The Central Avenue corridor connecting Albany and Schenectady has been in the news lately after four-year-old Ashiqur Rahman was killed by a turning garbage truck at the intersection with Quail Street in Albany. Pedestrian deaths and injuries are nothing new to Central Avenue, long known as one of the Capital District’s most dangerous roads for pedestrians. And although efforts are underway to make this urban arterial more friendly to users of all types, it seems that opportunities to transform it into a truly multimodal corridor are being ignored.
Central Avenue, originally known as the Albany Schenectady Turnpike, once had a streetcar line, making it a truly multimodal corridor.
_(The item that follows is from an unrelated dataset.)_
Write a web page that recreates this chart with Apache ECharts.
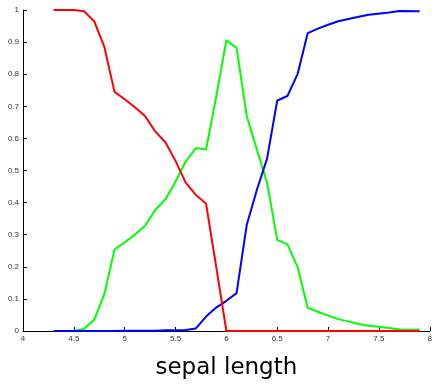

But when the streetcars were removed in 1946, the renamed Central Avenue was expanded to its current auto-centric format, with two travel lanes in each direction and a center turn lane for much of its length.
The same scene today.
Today, in Albany and Schenectady, Central Avenue runs through dense urban neighborhoods with significant pedestrian traffic, while in Colonie and Niskayuna, it runs through areas that were originally built out as streetcar suburbs. And in other locations, Central Avenue carries traffic generated by regional shopping destinations. And yet, the mobility solutions applied the New York State Department of Transportation and local jurisdictions have been essentially uniform and largely unchanged since the roadway’s auto-centric postwar conversion. Predictably, that single-minded focus on vehicular throughput has led to poor outcomes for other users.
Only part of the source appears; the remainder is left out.